Box #5 stood on Eddie's counter submissive, but polite. I told Eddie of my spat with the FedEx drop-off center. It had won, could Eddie hold the package until FedEx delivery man came to pick it up? I realize I now resemble a sauna-lifting my arms in a 'Y' to show Eddie I was not a liar--but a few moments ago I wasn't pruned, but ready to look important at my desk job. Evidently, I remained a terrorist even without my White Kia because Eddie wasnt accommodating or understanding. Was there another FedEx drop off nearby? Eddie remained clueless so lack of options sent me to building number 2. I entered with the determination of a terrorist, but my façade was invisible here. With the look that told me my grenade was useless here, Security directed me toward the elevator for the drop-off. My elevator mantra was, 'please be bigger than your counterpart across the street, please be bigger than your counterpart across the street.'

FedEx drop off #2 was equally small and cunning. Unlike its cousin, it did, however, play nice--accepting Box #5 into temporary housing easily, leaving me so victorious that I really didn't care if my hair was matted to my skull, or my pits were permastained. I had delivered five packages to the FedEx drop off in one morning--before the boss had opened her eyes.

I knew I would have to give up my $2, and I had made peace with its departure. A silent Rosary prayer my Service Elevator Accent left me happy to give on a day when the universe had given me so much already. For the first time, I backed up the White Kia with pride. I put my crinkled dollar into Automated Teller, hoping that this she was more mature than the Automates I knew growing up, maybe she would accept any bill without judgment. My hoping proved fruitful, living in a recession left her without the luxury of choosiness. My four quarters slid into her cubbies--held like gnats that could flee between my thumb and pointer finger--I couldn't risk an escapee. Sadly, automated teller wasnt having my quarters today. She also refused any dimes and nickels, which I found floating around the White Kia.

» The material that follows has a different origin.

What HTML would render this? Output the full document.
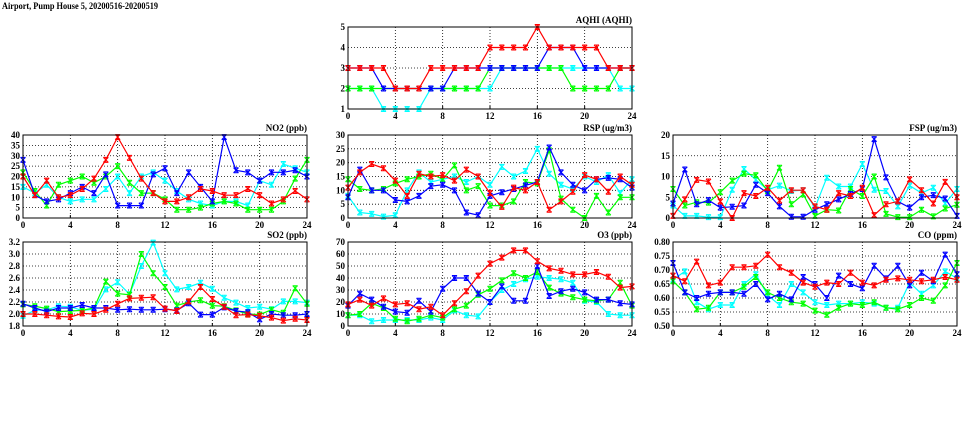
<!DOCTYPE html>
<html><head><meta charset="utf-8"><style>
html,body{margin:0;padding:0;background:#fff;}
svg{display:block;}
text{font-family:"Liberation Serif",serif;font-weight:bold;fill:#000;}
</style></head><body>
<svg id="chart" width="975" height="447" viewBox="0 0 975 447">
<text x="2" y="9" font-size="9" textLength="156" lengthAdjust="spacingAndGlyphs">Airport, Pump House 5, 20200516-20200519</text>
</svg>
<script>
const hours = [0,1,2,3,4,5,6,7,8,9,10,11,12,13,14,15,16,17,18,19,20,21,22,23,24];
const xTicks = [0,4,8,12,16,20,24];
const seriesColors = ["#00ffff","#00ff00","#0000ff","#ff0000"];
const seriesNames = ["cyan","green","blue","red"];

const aqhiTicks = [1,2,3,4,5];
const aqhiRed = [3,3,3,3,2,2,2,3,3,3,3,3,4,4,4,4,5,4,4,4,4,4,3,3,3];
const aqhiBlue = [3,3,3,2,2,2,2,2,2,3,3,3,3,3,3,3,3,4,4,4,3,3,3,3,3];
const aqhiGreen = [2,2,2,2,2,2,2,2,2,2,2,2,3,3,3,3,3,3,3,2,2,2,2,3,3];
const aqhiCyan = [2,2,2,1,1,1,1,2,2,2,2,2,2,3,3,3,3,3,3,3,3,3,3,2,2];

const no2Ticks = [0,5,10,15,20,25,30,35,40];
const no2Red = [20,11,18,10,11,14,19,28,39,29,19,12,8,8,10,14,13,11,11,14,11,7,9,13,9];
const no2Blue = [28,11,8,9,12,15,12,21,6,6,6,21,24,12,22,15,8,39,23,22,18,22,22,23,20];
const no2Green = [22,13,6,16,18,20,17,20,25,17,12,12,9,4,4,5,7,8,7,4,4,4,8,19,28];
const no2Cyan = [15,12,16,10,8,9,9,14,20,12,20,22,18,13,9,7,6,8,8,6,18,16,26,24,22];

const rspTicks = [0,5,10,15,20,25,30];
const rspRed = [11,16.5,19.5,18,13.5,8,16,15,15.5,13.5,17.5,15,9,4,11,10,13,3,6,9.5,15.5,14,9.5,15,12];
const rspBlue = [7.5,17.5,10,10,6.5,6,8,11.5,12,10,2,1,8,9.3,10.5,11.8,13,25.5,16.5,12,10,14,14.5,14,11];
const rspGreen = [14,10.5,10,10.5,12.5,14,15,16,14,19,10,11.5,4.5,4.5,6,13,12.5,24.5,7,3,0,8,2,7.5,7.5];
const rspCyan = [8,2,1.5,0.5,1,10,16.5,13,14,15,13,15,12,18.5,15,17,25,16,12,10.5,15,13,15.5,9,14];

const fspTicks = [0,5,10,15,20];
const fspRed = [0.5,4.5,9.2,8.8,4,0,6,5.3,7.3,4.2,6.7,6.7,2.8,2,6,5.3,7.3,0.7,3.3,4,9.3,6.7,3.5,8.7,5];
const fspBlue = [3.5,11.7,3.3,4.3,2.5,2.7,3,8,6,2.8,0.3,0.3,2,3.3,4.5,5.8,7,19,9.8,4,2.5,5,5.5,4.7,0.5];
const fspGreen = [7,3,3.8,3.7,6.2,9,10.7,10.3,6.5,12.1,3.3,5.7,0.5,2,1.8,7,5.3,10,1,0.2,0.2,2,0.4,2.3,3.2];
const fspCyan = [3,0.5,0.5,0.2,0.2,6.8,11.8,9.2,6.8,7.8,6.5,6.7,2.5,9.7,7.6,7.6,13,6.8,6.5,2.8,7.8,6,7.3,3.5,7];

const so2Ticks = [1.8,2.0,2.2,2.4,2.6,2.8,3.0,3.2];
const so2Red = [2.0,2.0,1.98,1.96,1.95,2.01,2.0,2.07,2.17,2.26,2.27,2.28,2.09,2.05,2.21,2.45,2.25,2.12,1.98,1.99,1.97,1.94,1.89,1.92,1.9];
const so2Blue = [2.17,2.1,2.04,2.1,2.1,2.15,2.1,2.1,2.07,2.08,2.07,2.07,2.08,2.06,2.18,1.99,1.99,2.11,2.05,2.03,1.91,2.0,1.98,1.98,2.0];
const so2Green = [2.16,2.13,2.09,2.04,2.05,2.06,2.1,2.54,2.34,2.32,3.0,2.68,2.45,2.14,2.2,2.23,2.14,2.13,2.06,2.0,1.99,2.07,2.02,2.43,2.17];
const so2Cyan = [1.97,2.06,2.07,2.13,2.12,2.06,2.08,2.41,2.53,2.33,2.8,3.19,2.68,2.41,2.45,2.52,2.42,2.27,2.19,2.1,2.12,2.08,2.21,2.21,2.19];

const o3Ticks = [0,10,20,30,40,50,60,70];
const o3Red = [18,22,17,23,18,19,14,16,9,19,29,42,52,57,63,63,54,48,46,43,43,45,41,32,33];
const o3Blue = [17,27,22,16,12,11,21,12,31,40,40,27,20,33,21,21,50,25,29,31,28,22,22,19,18];
const o3Green = [9,10,19,15,6,4,6,9,7,14,17,26,31,38,44,40,45,32,27,24,22,21,22,36,17];
const o3Cyan = [9,9,4,5,5,5,5,7,5,13,9,8,20,30,35,39,41,40,39,36,21,20,10,9,9];

const coTicks = [0.50,0.55,0.60,0.65,0.70,0.75,0.80];
const coRed = [.68,.66,.73,.645,.655,.71,.71,.715,.755,.71,.69,.655,.64,.655,.65,.69,.655,.645,.665,.67,.665,.66,.665,.675,.665];
const coBlue = [.725,.62,.60,.615,.62,.62,.615,.65,.595,.615,.595,.675,.65,.60,.68,.65,.635,.715,.67,.715,.645,.69,.66,.755,.685];
const coGreen = [.66,.62,.56,.565,.62,.62,.64,.675,.62,.60,.585,.58,.555,.54,.565,.58,.575,.585,.565,.56,.575,.60,.59,.645,.725];
const coCyan = [.665,.695,.585,.56,.575,.575,.65,.685,.61,.575,.65,.62,.585,.575,.58,.58,.585,.58,.565,.565,.655,.615,.645,.695,.67];

const NS = "http://www.w3.org/2000/svg";
const svg = document.getElementById("chart");
function mk(tag, attrs, parent){
  const e = document.createElementNS(NS, tag);
  for (const k in attrs) e.setAttribute(k, attrs[k]);
  (parent||svg).appendChild(e);
  return e;
}

const panels = [
  {key:"aqhi", title:"AQHI (AQHI)", x0:348, x1:632, y0:27, y1:109, ticks:aqhiTicks, dec:0, series:[aqhiCyan,aqhiGreen,aqhiBlue,aqhiRed]},
  {key:"no2", title:"NO2 (ppb)", x0:23, x1:307, y0:135, y1:218, ticks:no2Ticks, dec:0, series:[no2Cyan,no2Green,no2Blue,no2Red]},
  {key:"rsp", title:"RSP (ug/m3)", x0:348, x1:632, y0:135, y1:218, ticks:rspTicks, dec:0, series:[rspCyan,rspGreen,rspBlue,rspRed]},
  {key:"fsp", title:"FSP (ug/m3)", x0:673, x1:957, y0:135, y1:218, ticks:fspTicks, dec:0, series:[fspCyan,fspGreen,fspBlue,fspRed]},
  {key:"so2", title:"SO2 (ppb)", x0:23, x1:307, y0:242, y1:326, ticks:so2Ticks, dec:1, series:[so2Cyan,so2Green,so2Blue,so2Red]},
  {key:"o3", title:"O3 (ppb)", x0:348, x1:632, y0:242, y1:326, ticks:o3Ticks, dec:0, series:[o3Cyan,o3Green,o3Blue,o3Red]},
  {key:"co", title:"CO (ppm)", x0:673, x1:957, y0:242, y1:326, ticks:coTicks, dec:2, series:[coCyan,coGreen,coBlue,coRed]}
];

panels.forEach(p => {
  const g = mk("g", {});
  
  
  const ymin = p.ticks[0], ymax = p.ticks[p.ticks.length-1];
  const sx = v => p.x0 + (v - 0) / 24 * (p.x1 - p.x0);
  const sy = v => p.y1 - (v - ymin) / (ymax - ymin) * (p.y1 - p.y0);
  // grid
  xTicks.forEach(t => {
    if (t > 0 && t < 24) {
      const l = mk("line", {x1:sx(t), x2:sx(t), y1:p.y0, y2:p.y1, stroke:"#000", "stroke-width":0.8, "stroke-dasharray":"1,2"}, g);
      
      
    }
    const tl = mk("text", {x:sx(t), y:p.y1+10, "font-size":9, "text-anchor":"middle"}, g);
    tl.textContent = t;
    
    
    mk("line", {x1:sx(t), x2:sx(t), y1:p.y1, y2:p.y1-3, stroke:"#000"}, g);
  });
  p.ticks.forEach(t => {
    if (t > ymin && t < ymax) {
      const l = mk("line", {x1:p.x0, x2:p.x1, y1:sy(t), y2:sy(t), stroke:"#000", "stroke-width":0.8, "stroke-dasharray":"1,2"}, g);
      
      
    }
    const tl = mk("text", {x:p.x0-3, y:sy(t)+3, "font-size":9, "text-anchor":"end"}, g);
    tl.textContent = t.toFixed(p.dec);
    
    
  });
  // series
  p.series.forEach((vals, si) => {
    const col = seriesColors[si];
    const sg = mk("g", {}, g);
    
    
    const pts = vals.map((v,i) => sx(hours[i]).toFixed(1) + "," + sy(v).toFixed(1)).join(" ");
    const pl = mk("polyline", {points:pts, fill:"none", stroke:col, "stroke-width":1.2}, sg);
    
    
    vals.forEach((v,i) => {
      const cx = sx(hours[i]), cy = sy(v), r = 2.5;
      const m = mk("path", {d:`M${cx-r},${cy-r}L${cx+r},${cy+r}M${cx-r},${cy+r}L${cx+r},${cy-r}M${cx},${cy-r-0.5}L${cx},${cy+r+0.5}M${cx-r},${cy-r}H${cx+r}M${cx-r},${cy+r}H${cx+r}`, stroke:col, "stroke-width":1, fill:"none"}, sg);
      
      
    });
  });
  const fr = mk("rect", {x:p.x0, y:p.y0, width:p.x1-p.x0, height:p.y1-p.y0, fill:"none", stroke:"#000", "stroke-width":1}, g);
  
  
  const tt = mk("text", {x:p.x1, y:p.y0-4, "font-size":9, "text-anchor":"end"}, g);
  tt.textContent = p.title;
  
  
});
</script>
</body></html>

I resorted to pennies, but she rejected these too. I was under the impression that by killing her with kindness, her stupid, limp arm would lift so I fed more and more coins into Automated so she would free me and let me go to work. She had nixed recognition of coins, silver or copper, she only recognized print now. I looked around for Lew, the nice security man, who assured me that my first ten minutes were free. I found Homeless Man instead. It's freezing, Homeless Man is trying his best to help me with Automated--but can do nothing to appease her. Each pressed button receives an Insert Coin reply. An Insert Coin reply that neither of us can respond to because he's homeless and I'm sweating. Then, Santa comes to town and Homeless Man pulls out a dollar bill from his shirt. A dollar bill that I will never be able to repay, a dollar bill I couldn't say 'no' to, and one that I will be thankful for daily until I die. Was I really accepting a dollar bill from a Homeless Man? Yes. Would I repay him? I will repay every Homeless Man I see, with the hopes that my dollar will one day make it back to the Homeless Man, who made my day, the one who let me continue my legacy of waitress failure, and most importantly, the one who let me kick Box #4 and #5 in the ass, and prove to my boss that yes, I could deliver FedEx packages.